WHAT IS ASKED: Only the lines from the top of the listing below to the line that has "import * as" should be echoed, with both ends kept and pictures left out.

SOURCE EXCERPT:

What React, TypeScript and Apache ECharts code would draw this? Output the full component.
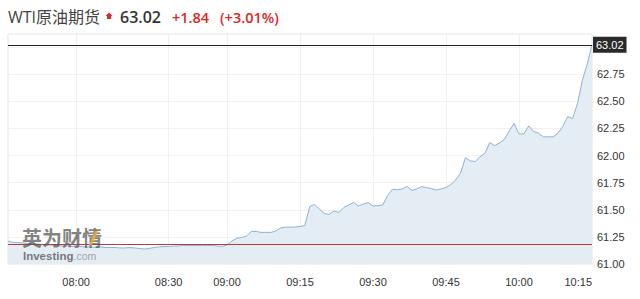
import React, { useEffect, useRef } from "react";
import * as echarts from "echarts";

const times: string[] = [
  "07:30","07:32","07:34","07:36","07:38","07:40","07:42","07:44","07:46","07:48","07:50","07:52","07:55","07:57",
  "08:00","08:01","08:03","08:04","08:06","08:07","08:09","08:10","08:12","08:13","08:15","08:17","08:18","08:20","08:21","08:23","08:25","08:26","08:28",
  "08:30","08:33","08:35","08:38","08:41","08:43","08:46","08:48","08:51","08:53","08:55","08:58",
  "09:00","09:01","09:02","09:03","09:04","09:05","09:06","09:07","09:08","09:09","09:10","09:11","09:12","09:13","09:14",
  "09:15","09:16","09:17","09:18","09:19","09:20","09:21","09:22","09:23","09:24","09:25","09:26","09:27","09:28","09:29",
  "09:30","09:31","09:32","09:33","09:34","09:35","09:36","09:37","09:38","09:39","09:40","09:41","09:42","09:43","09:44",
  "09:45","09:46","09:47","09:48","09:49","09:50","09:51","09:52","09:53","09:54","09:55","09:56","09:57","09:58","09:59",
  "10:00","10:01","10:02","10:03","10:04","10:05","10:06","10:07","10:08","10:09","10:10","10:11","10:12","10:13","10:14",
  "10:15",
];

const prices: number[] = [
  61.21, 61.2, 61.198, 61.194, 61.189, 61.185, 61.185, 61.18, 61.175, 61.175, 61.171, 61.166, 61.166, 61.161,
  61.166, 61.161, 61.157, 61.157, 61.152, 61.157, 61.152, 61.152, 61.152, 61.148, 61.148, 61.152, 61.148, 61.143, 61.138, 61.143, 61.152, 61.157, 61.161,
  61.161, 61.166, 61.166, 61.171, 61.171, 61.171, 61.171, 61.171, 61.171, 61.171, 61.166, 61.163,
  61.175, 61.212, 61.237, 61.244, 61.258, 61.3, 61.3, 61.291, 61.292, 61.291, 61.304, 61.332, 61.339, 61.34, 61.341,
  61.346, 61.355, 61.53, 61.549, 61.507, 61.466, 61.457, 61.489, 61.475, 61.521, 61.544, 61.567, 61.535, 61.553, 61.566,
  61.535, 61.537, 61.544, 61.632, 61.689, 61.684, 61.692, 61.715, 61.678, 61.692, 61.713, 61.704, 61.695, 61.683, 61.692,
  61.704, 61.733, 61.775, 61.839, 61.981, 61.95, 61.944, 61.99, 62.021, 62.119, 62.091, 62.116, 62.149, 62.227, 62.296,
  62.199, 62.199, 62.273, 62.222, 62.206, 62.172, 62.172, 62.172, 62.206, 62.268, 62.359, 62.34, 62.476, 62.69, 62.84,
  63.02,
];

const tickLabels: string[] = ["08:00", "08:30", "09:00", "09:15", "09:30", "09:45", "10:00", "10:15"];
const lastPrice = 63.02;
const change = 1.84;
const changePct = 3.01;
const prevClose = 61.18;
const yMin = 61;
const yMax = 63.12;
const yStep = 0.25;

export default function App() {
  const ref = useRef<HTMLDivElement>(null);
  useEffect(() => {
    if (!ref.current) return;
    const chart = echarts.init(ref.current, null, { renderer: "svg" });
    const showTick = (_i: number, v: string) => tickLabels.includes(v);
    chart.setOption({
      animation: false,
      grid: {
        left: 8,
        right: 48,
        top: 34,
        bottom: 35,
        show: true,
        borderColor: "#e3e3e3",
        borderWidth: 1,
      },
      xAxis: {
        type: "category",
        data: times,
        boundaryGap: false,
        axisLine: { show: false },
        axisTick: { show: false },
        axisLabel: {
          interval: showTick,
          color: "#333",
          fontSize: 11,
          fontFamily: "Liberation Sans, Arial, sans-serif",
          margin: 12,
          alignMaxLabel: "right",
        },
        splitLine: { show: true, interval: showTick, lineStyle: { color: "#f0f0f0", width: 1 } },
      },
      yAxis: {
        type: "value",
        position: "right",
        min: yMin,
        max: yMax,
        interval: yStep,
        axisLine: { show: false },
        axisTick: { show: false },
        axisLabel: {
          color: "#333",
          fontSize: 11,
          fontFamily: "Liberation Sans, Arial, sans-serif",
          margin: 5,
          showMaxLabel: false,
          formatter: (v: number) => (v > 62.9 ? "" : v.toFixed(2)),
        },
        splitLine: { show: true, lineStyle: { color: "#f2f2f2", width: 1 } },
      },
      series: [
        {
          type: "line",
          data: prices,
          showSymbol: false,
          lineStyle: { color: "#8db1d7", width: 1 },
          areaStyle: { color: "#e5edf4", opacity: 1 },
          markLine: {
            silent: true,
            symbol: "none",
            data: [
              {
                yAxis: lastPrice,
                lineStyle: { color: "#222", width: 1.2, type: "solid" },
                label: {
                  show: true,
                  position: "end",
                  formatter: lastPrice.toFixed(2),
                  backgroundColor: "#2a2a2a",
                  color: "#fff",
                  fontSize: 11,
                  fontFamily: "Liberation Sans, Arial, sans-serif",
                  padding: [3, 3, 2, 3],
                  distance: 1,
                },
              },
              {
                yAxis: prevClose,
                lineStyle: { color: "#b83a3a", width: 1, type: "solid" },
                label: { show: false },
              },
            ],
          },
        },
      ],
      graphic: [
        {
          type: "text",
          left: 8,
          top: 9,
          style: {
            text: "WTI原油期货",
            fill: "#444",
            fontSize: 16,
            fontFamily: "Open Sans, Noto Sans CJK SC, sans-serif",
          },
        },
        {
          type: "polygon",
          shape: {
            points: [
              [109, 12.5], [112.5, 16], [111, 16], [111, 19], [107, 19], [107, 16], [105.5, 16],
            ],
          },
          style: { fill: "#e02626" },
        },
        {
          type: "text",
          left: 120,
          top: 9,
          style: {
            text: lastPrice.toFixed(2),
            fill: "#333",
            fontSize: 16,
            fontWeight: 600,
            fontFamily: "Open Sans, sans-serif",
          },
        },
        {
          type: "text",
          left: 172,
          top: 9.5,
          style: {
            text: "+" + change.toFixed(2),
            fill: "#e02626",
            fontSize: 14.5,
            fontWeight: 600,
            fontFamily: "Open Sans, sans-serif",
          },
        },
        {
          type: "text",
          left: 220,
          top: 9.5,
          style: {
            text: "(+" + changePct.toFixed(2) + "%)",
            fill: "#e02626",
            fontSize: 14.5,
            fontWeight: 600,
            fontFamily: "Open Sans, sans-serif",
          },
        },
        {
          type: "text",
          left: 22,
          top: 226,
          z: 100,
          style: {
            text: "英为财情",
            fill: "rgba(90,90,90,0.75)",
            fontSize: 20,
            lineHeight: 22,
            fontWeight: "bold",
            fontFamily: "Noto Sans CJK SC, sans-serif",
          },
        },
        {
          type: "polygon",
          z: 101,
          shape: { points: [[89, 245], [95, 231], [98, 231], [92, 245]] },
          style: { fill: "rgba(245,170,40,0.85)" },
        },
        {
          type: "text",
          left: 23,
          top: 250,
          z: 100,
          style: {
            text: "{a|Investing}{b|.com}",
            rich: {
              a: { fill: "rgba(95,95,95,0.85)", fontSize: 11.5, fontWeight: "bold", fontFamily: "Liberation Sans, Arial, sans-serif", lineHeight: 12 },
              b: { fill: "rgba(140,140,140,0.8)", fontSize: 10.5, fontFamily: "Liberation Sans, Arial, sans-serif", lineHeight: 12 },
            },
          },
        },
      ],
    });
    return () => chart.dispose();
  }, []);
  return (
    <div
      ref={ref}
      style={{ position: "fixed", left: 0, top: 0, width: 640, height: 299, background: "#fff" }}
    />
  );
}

FULL SOLUTION:
What React, TypeScript and Apache ECharts code would draw this? Output the full component.
import React, { useEffect, useRef } from "react";
import * as echarts from "echarts";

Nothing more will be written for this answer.